In seeking a 12th term, Peterson said his main reason for running was to achieve a new farm bill and after that to solve the federal government's budget impasse.

Byberg ran on a platform of downsizing government, while Steele said he entered the race to uphold the U.S. Constitution.

Peterson said solving issues like the budget would require compromise by both major parties and he said he was ready to work toward compromise, whatever the political price.

"I'm sure I will (take flak). I already have," Peterson said,

Byberg also stressed bipartisanship.

"To me, this isn't about winning a congressional race, there's nothing in it for me to be just another politician," he said.
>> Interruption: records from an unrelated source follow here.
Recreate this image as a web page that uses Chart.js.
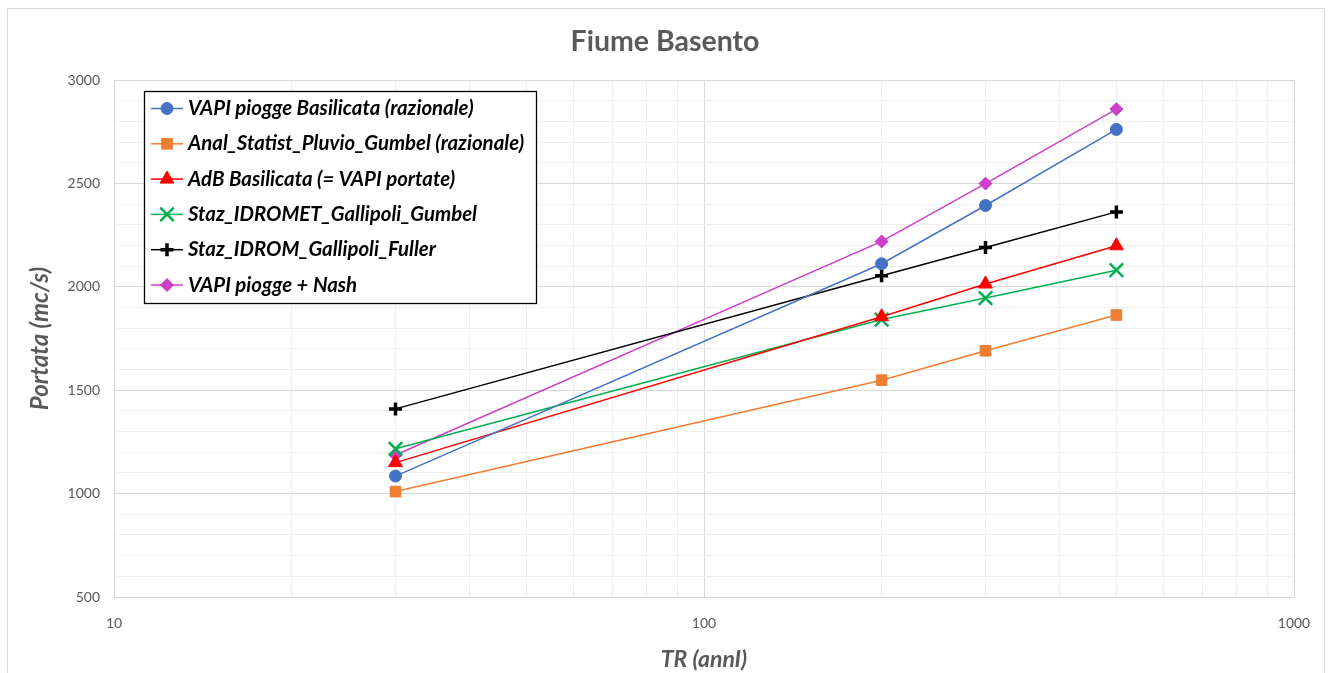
<!DOCTYPE html>
<html>
<head>
<meta charset="utf-8">
<title>Fiume Basento</title>
<script src="https://cdn.jsdelivr.net/npm/chart.js@4/dist/chart.umd.min.js"></script>
<style>
    html, body { margin: 0; padding: 0; background: #fff; }
    #wrap { width: 1330px; height: 673px; position: relative; }
</style>
</head>
<body>
<div id="wrap"><canvas id="basentoChart"></canvas></div>
<script>
// tempi di ritorno (anni)
var trAnni = [30, 200, 300, 500]

// portate (mc/s)
var vapiRazionale = [1085, 2112, 2394, 2762]
var analGumbel = [1010, 1549, 1691, 1864]
var adbBasilicata = [1150, 1856, 2014, 2199]
var idrometGumbel = [1217, 1842, 1946, 2081]
var idromFuller = [1410, 2054, 2191, 2363]
var vapiNash = [1187, 2220, 2500, 2860]

var serieNomi = [
    'VAPI piogge Basilicata (razionale)',
    'Anal_Statist_Pluvio_Gumbel (razionale)',
    'AdB Basilicata (= VAPI portate)',
    'Staz_IDROMET_Gallipoli_Gumbel',
    'Staz_IDROM_Gallipoli_Fuller',
    'VAPI piogge + Nash'
]

var xTickValues = [10, 20, 30, 40, 50, 60, 70, 80, 90, 100, 200, 300, 400, 500, 600, 700, 800, 900, 1000]
var xTickLabels = [10, 100, 1000]

function punti(valori) {
    return trAnni.map(function (tr, i) { return {x: tr, y: valori[i]} })
}

function serie(label, valori, colore, stile, raggio, bordo) {
    return {
        label: label,
        data: punti(valori),
        borderColor: colore,
        backgroundColor: colore,
        borderWidth: 1.5,
        pointStyle: stile,
        pointRadius: raggio,
        pointBackgroundColor: colore,
        pointBorderColor: colore,
        pointBorderWidth: bordo,
        tension: 0
    }
}

var sfondo = {
    id: 'sfondo',
    beforeDraw: function (chart) {
        var c = chart.ctx
        c.save()
        c.fillStyle = '#fff'
        c.fillRect(0, 0, chart.width, chart.height)
        c.strokeStyle = '#d9d9d9'
        c.lineWidth = 1
        c.strokeRect(7.5, 8.5, 1317, 700)
        c.restore()
    }
}

var legendaBox = {
    id: 'legendaBox',
    afterDraw: function (chart) {
        var c = chart.ctx
        c.save()
        c.fillStyle = '#fff'
        c.fillRect(144, 91, 392, 212)
        c.strokeStyle = '#000'
        c.lineWidth = 1.3
        c.strokeRect(144.5, 91.5, 392, 212)
        chart.data.datasets.forEach(function (ds, i) {
            var y = 108.5 + i * 35.3
            c.strokeStyle = ds.borderColor
            c.lineWidth = 1.5
            c.beginPath()
            c.moveTo(151, y)
            c.lineTo(183, y)
            c.stroke()
            c.fillStyle = ds.pointBackgroundColor
            c.strokeStyle = ds.pointBorderColor
            c.lineWidth = ds.pointBorderWidth
            Chart.helpers.drawPoint(c, {
                pointStyle: ds.pointStyle,
                radius: ds.pointRadius,
                rotation: 0,
                borderWidth: ds.pointBorderWidth
            }, 167, y)
            c.fillStyle = '#000'
            c.font = 'italic bold 20.4px Lato'
            c.textBaseline = 'middle'
            c.textAlign = 'left'
            c.fillText(ds.label, 188, y)
        })
        c.restore()
    }
}

var ctx = document.getElementById('basentoChart')
var chart = new Chart(ctx, {
    type: 'line',
    data: {
        datasets: [
            serie(serieNomi[0], vapiRazionale, '#4472c4', 'circle', 6, 1),
            serie(serieNomi[1], analGumbel, '#ed7d31', 'rect', 7.5, 1),
            serie(serieNomi[2], adbBasilicata, '#ff0000', 'triangle', 8, 1),
            serie(serieNomi[3], idrometGumbel, '#00b050', 'crossRot', 9.5, 2.5),
            serie(serieNomi[4], idromFuller, '#000000', 'cross', 6.5, 3.5),
            serie(serieNomi[5], vapiNash, '#cc3fc6', 'rectRot', 6.5, 1)
        ]
    },
    plugins: [sfondo, legendaBox],
    options: {
        responsive: true,
        maintainAspectRatio: false,
        animation: false,
        events: [],
        layout: { padding: 0 },
        plugins: {
            legend: { display: false },
            tooltip: { enabled: false },
            title: {
                display: true,
                text: 'Fiume Basento',
                color: '#595959',
                font: { family: 'Lato', size: 28.5, weight: 'bold' },
                padding: { top: 25, bottom: 21 }
            }
        },
        scales: {
            x: {
                type: 'logarithmic',
                min: 10,
                max: 1000,
                afterBuildTicks: function (scale) {
                    scale.ticks = xTickValues.map(function (v) { return {value: v} })
                },
                afterFit: function (scale) { scale.height = 76 },
                border: { display: false },
                grid: {
                    drawTicks: false,
                    color: function (c) {
                        return xTickLabels.indexOf(c.tick.value) >= 0 ? '#d9d9d9' : '#efefef'
                    }
                },
                ticks: {
                    autoSkip: false,
                    maxRotation: 0,
                    padding: 18,
                    color: '#595959',
                    font: { family: 'Lato', size: 14 },
                    callback: function (v) { return xTickLabels.indexOf(v) >= 0 ? String(v) : '' }
                },
                title: {
                    display: true,
                    text: 'TR (annI)',
                    color: '#595959',
                    font: { family: 'Lato', size: 23, weight: 'bold', style: 'italic', lineHeight: 1 },
                    padding: { top: 0, bottom: 2 }
                }
            },
            y: {
                min: 500,
                max: 3000,
                afterFit: function (scale) { scale.width = 114 },
                border: { display: false },
                grid: {
                    drawTicks: false,
                    color: function (c) {
                        return c.tick.value % 500 === 0 ? '#d9d9d9' : '#efefef'
                    }
                },
                ticks: {
                    stepSize: 100,
                    autoSkip: false,
                    padding: 14,
                    color: '#595959',
                    font: { family: 'Lato', size: 14 },
                    callback: function (v) { return v % 500 === 0 ? String(v) : '' }
                },
                title: {
                    display: true,
                    text: 'Portata (mc/s)',
                    color: '#595959',
                    font: { family: 'Lato', size: 24, weight: 'bold', style: 'italic', lineHeight: 1.2 },
                    padding: { top: 26, bottom: 0 }
                }
            },
            // asse vuoto a destra, solo per il margine
            margineDx: {
                position: 'right',
                display: true,
                afterFit: function (scale) { scale.width = 36 },
                border: { display: false },
                grid: { display: false },
                ticks: { display: false }
            }
        }
    }
})
</script>
</body>
</html>
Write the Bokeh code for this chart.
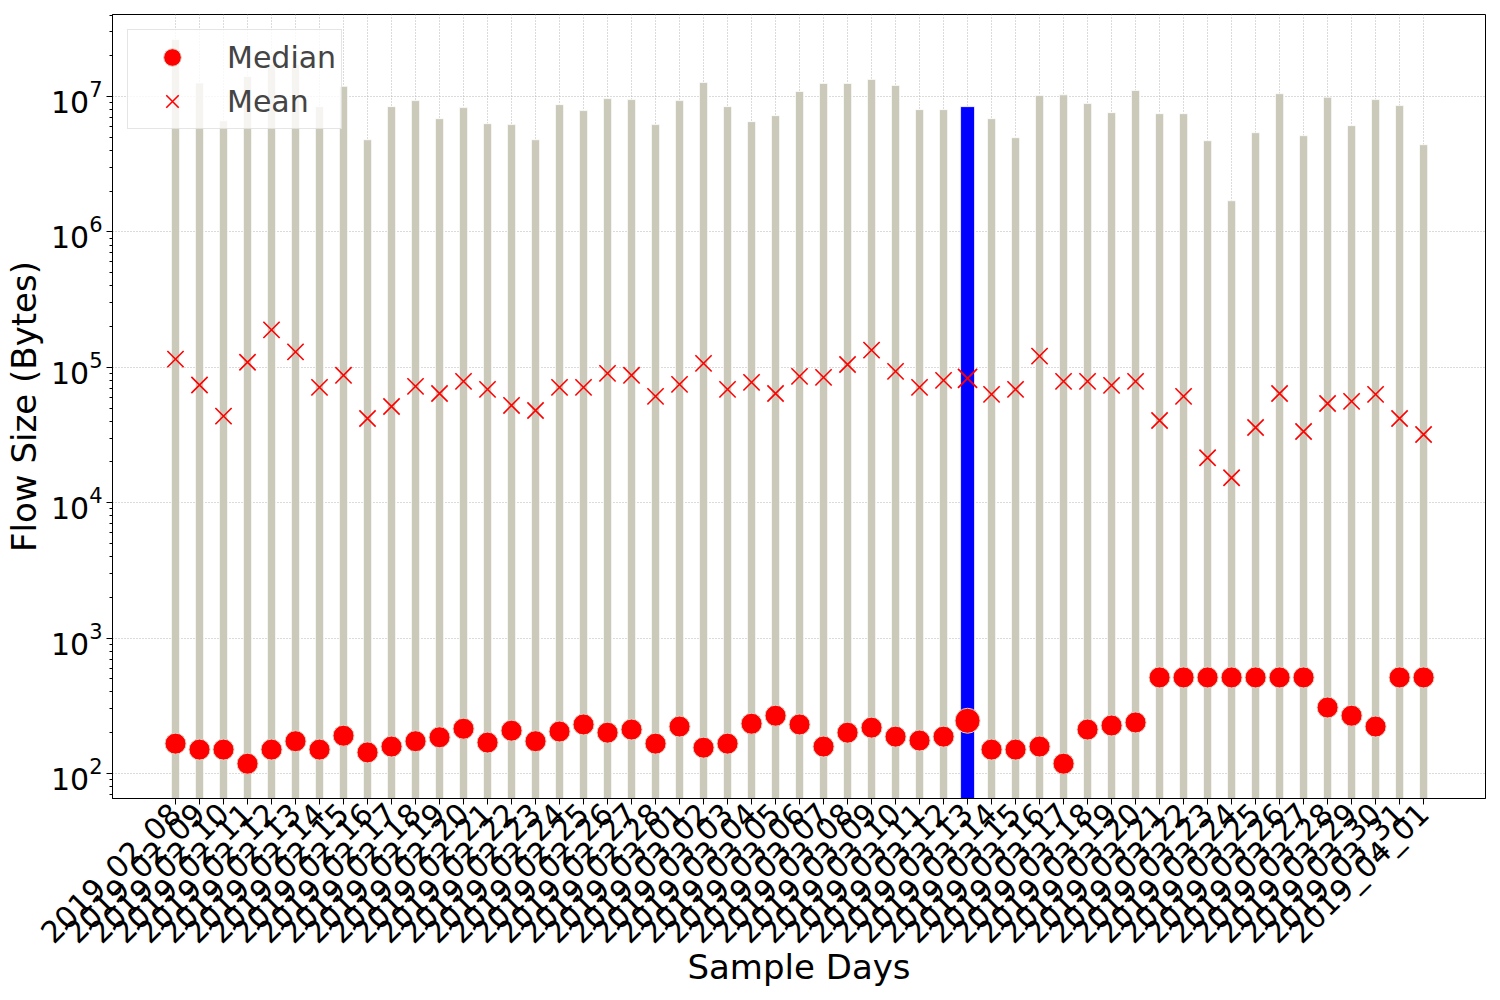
import math
from bokeh.plotting import figure
from bokeh.models import (Range1d, FixedTicker, ColumnDataSource, Legend, LegendItem)
from bokeh.embed import file_html
from bokeh.resources import INLINE

days = [
    "2019_02_08", "2019_02_09", "2019_02_10", "2019_02_11", "2019_02_12", "2019_02_13",
    "2019_02_14", "2019_02_15", "2019_02_16", "2019_02_17", "2019_02_18", "2019_02_19",
    "2019_02_20", "2019_02_21", "2019_02_22", "2019_02_23", "2019_02_24", "2019_02_25",
    "2019_02_26", "2019_02_27", "2019_02_28", "2019_03_01", "2019_03_02", "2019_03_03",
    "2019_03_04", "2019_03_05", "2019_03_06", "2019_03_07", "2019_03_08", "2019_03_09",
    "2019_03_10", "2019_03_11", "2019_03_12", "2019_03_13", "2019_03_14", "2019_03_15",
    "2019_03_16", "2019_03_17", "2019_03_18", "2019_03_19", "2019_03_20", "2019_03_21",
    "2019_03_22", "2019_03_23", "2019_03_24", "2019_03_25", "2019_03_26", "2019_03_27",
    "2019_03_28", "2019_03_29", "2019_03_30", "2019_03_31", "2019_04_01",
]

max_bytes = [
    2.64e7, 1.26e7, 6.64e6, 1.41e7, 1.73e7, 1.73e7, 8.43e6, 1.19e7, 4.80e6, 8.43e6,
    9.34e6, 6.87e6, 8.29e6, 6.31e6, 6.21e6, 4.80e6, 8.72e6, 7.88e6, 9.66e6, 9.50e6,
    6.21e6, 9.34e6, 1.27e7, 8.43e6, 6.53e6, 7.23e6, 1.09e7, 1.25e7, 1.25e7, 1.34e7,
    1.21e7, 8.01e6, 8.01e6, 8.43e6, 6.87e6, 4.97e6, 1.02e7, 1.03e7, 8.88e6, 7.61e6,
    1.11e7, 7.48e6, 7.48e6, 4.72e6, 1.70e6, 5.41e6, 1.05e7, 5.14e6, 9.88e6, 6.10e6,
    9.50e6, 8.58e6, 4.41e6,
]

mean_bytes = [
    1.15e5, 7.40e4, 4.36e4, 1.09e5, 1.89e5, 1.30e5, 7.11e4, 8.73e4, 4.19e4, 5.14e4,
    7.23e4, 6.41e4, 7.87e4, 6.87e4, 5.23e4, 4.80e4, 7.11e4, 7.11e4, 9.03e4, 8.73e4,
    6.10e4, 7.48e4, 1.07e5, 6.87e4, 7.74e4, 6.41e4, 8.58e4, 8.43e4, 1.05e5, 1.34e5,
    9.34e4, 7.11e4, 8.01e4, 8.29e4, 6.31e4, 6.87e4, 1.21e5, 7.87e4, 7.87e4, 7.36e4,
    7.87e4, 4.05e4, 6.10e4, 2.15e4, 1.53e4, 3.59e4, 6.41e4, 3.36e4, 5.41e4, 5.60e4,
    6.31e4, 4.19e4, 3.19e4,
]

median_bytes = [
    166, 150, 150, 118, 150, 173, 150, 190, 143, 158,
    173, 185, 214, 169, 207, 173, 204, 230, 200, 211,
    166, 222, 155, 166, 233, 267, 230, 158, 200, 218,
    187, 175, 187, 245, 150, 150, 158, 118, 211, 226,
    238, 512, 512, 512, 512, 512, 512, 512, 307, 267,
    222, 512, 512,
]

highlight_day = "2019_03_13"

FONT = "DejaVu Sans"

idx = list(range(len(days)))
hl = days.index(highlight_day)
normal = [i for i in idx if i != hl]

src_n = ColumnDataSource(dict(
    x=normal,
    top=[max_bytes[i] for i in normal],
    med=[median_bytes[i] for i in normal],
    mean=[mean_bytes[i] for i in normal],
))
src_h = ColumnDataSource(dict(
    x=[hl], top=[max_bytes[hl]], med=[median_bytes[hl]], mean=[mean_bytes[hl]],
))

p = figure(
    width=1492, height=990,
    x_range=Range1d(-2.625, 54.58), y_range=Range1d(65.3, 4.04e7),
    y_axis_type="log",
    output_backend="svg", toolbar_location=None,
    min_border_left=112, min_border_right=7, min_border_top=14, min_border_bottom=192,
)
p.background_fill_color = "white"
p.border_fill_color = "white"
p.outline_line_color = "black"
p.outline_line_width = 1
p.outline_line_alpha = 1

# bars
p.vbar(x="x", top="top", bottom=1, width=0.34, source=src_n,
       fill_color="#CBC9BA", line_color="white", line_width=1, line_alpha=0.7)
p.vbar(x="x", top="top", bottom=1, width=0.58, source=src_h,
       fill_color="#0000FF", line_color="white", line_width=1, line_alpha=0.7)

# medians
r_med = p.scatter(x="x", y="med", source=src_n, marker="circle", size=21,
                  fill_color="red", line_color="#d9d4c4", line_width=1)
p.scatter(x="x", y="med", source=src_h, marker="circle", size=25,
          fill_color="red", line_color="#d9d4c4", line_width=1)

# means
r_mean = p.scatter(x="x", y="mean", source=src_n, marker="x", size=23,
                   line_color="red", line_width=1.6)
p.scatter(x="x", y="mean", source=src_h, marker="x", size=27,
          line_color="red", line_width=1.8)

# axes
p.xaxis.ticker = FixedTicker(ticks=idx, minor_ticks=[])
p.xaxis.major_label_overrides = {i: d for i, d in enumerate(days)}
p.xaxis.major_label_orientation = math.pi / 4
p.xgrid.ticker = FixedTicker(ticks=idx, minor_ticks=[])

for ax in (p.xaxis, p.yaxis):
    ax.axis_line_color = "black"
    ax.major_tick_line_color = "black"
    ax.minor_tick_line_color = "black"
    ax.major_tick_out = 6
    ax.major_tick_in = 0
    ax.minor_tick_out = 3
    ax.minor_tick_in = 0
    ax.major_label_text_font = FONT
    ax.major_label_text_font_size = "30px"
    ax.major_label_text_color = "black"
    ax.axis_label_text_font = FONT
    ax.axis_label_text_font_size = "34px"
    ax.axis_label_text_font_style = "normal"
    ax.axis_label_text_color = "black"
    ax.major_label_standoff = 4

p.xaxis.axis_label_standoff = -18
p.yaxis.axis_label_standoff = 4

p.xaxis.axis_label = "Sample Days"
p.yaxis.axis_label = "Flow Size (Bytes)"

for g in (p.xgrid, p.ygrid):
    g.grid_line_color = "#b0b0b0"
    g.grid_line_dash = "1 2"
    g.grid_line_alpha = 0.9
    g.grid_line_width = 1

legend = Legend(
    items=[LegendItem(label="Median", renderers=[r_med]),
           LegendItem(label="Mean", renderers=[r_mean])],
    location="top_left", margin=15, padding=5, spacing=0,
    glyph_width=78, glyph_height=44, label_height=44, label_standoff=16,
    label_text_font=FONT, label_text_font_size="30px",
    background_fill_color="white", background_fill_alpha=0.8,
    border_line_color="#cccccc", border_line_width=1,
)
p.add_layout(legend)

open("out.html", "w").write(file_html(p, INLINE))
"It's going to take a different kind of leadership that will bring Democrats and Republicans together and not try to compromise on something that's bad, but find solutions that are good," Byberg said.

Before the election, Peterson advised voters to stay away from candidates who voted the party line.

"Try to find people that are going to go there and do what needs to be done for the country, whether they get re-elected or not," Peterson said. "That's what we need - people that are going to suck it up and do what we have to do."

Byberg said he would focus on growing the economy and restoring the nation,

"People have a strong feeling something is wrong, but don't have the time to figure how off it is," he said.

"When I look at the federal government today, it's a trillion dollars off, mismatch between revenues and expenditures," Byberg said.

Part of the remedy, Byberg said, would be to eliminate government waste and inefficiency.

House members serve two-year terms and are paid a salary of $174,000.